张南垣长寿,活了快90岁,园林设计生涯也正好均分成了明清两个部分。晚明时,他在江南,修建的是文人名臣的私家园林;到了清朝,他带着两个继承衣钵的儿子,把舞台搬到了北京,修的是达官贵人甚至皇家的宫苑。
在北京,他最负盛名的是为大学士冯溥修的万柳堂,堂前筑了一座土山,山下开了个水池,土石相间,土中戴石的手法说来朴素,但“穿霞小径”、“十丈朱栏”、“崖悬木抄”、“松倚云根”……一道道风景突破了园子围墙的限制,令人仿佛置身名山之中,意境无穷。
康熙初年,张涟、张然父子入京供奉内廷修造园林,先后参与和主持修建了南海瀛台、玉泉山静明园和畅春园等皇家苑囿。

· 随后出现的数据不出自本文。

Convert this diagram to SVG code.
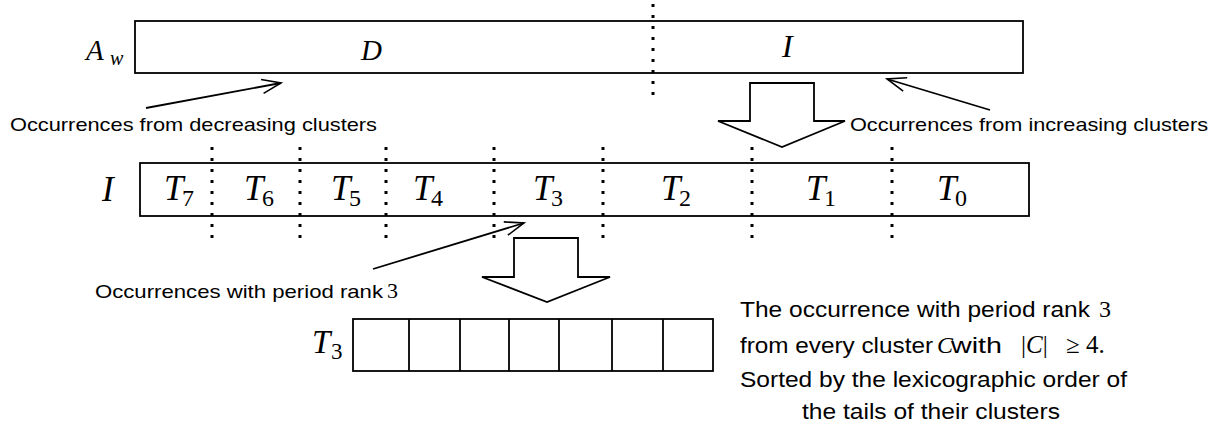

在修建畅春园时,张涟已经年近90,长子张然也快到了古稀之年,康熙特许父子俩乘车坐轿到工地指导,被视为园林界的无上荣耀。
畅春园外景,与张涟早年在江南的作品已相去甚远
而内景的画风依稀相似
翻遍二十四史,能以造园叠山的艺术在正史中列有专传的,只有张涟一人而已。“山子张”后来又传了许多代,张南垣的“十字诀”至今仍被园林设计界奉为圭臬。
雨果说:“建筑是石头的史书。”虽然这话用在以砖木结构为主的中国建筑上并不确切,张涟建造的那些华丽的庭院也大多没有逃过历史的车轮碾压。
但当一朝朝富贵荣华如烟云散尽,我们还能看到勺园的楼阁、瀛台的奇石、畅春园的流杯亭,这是何等的幸运。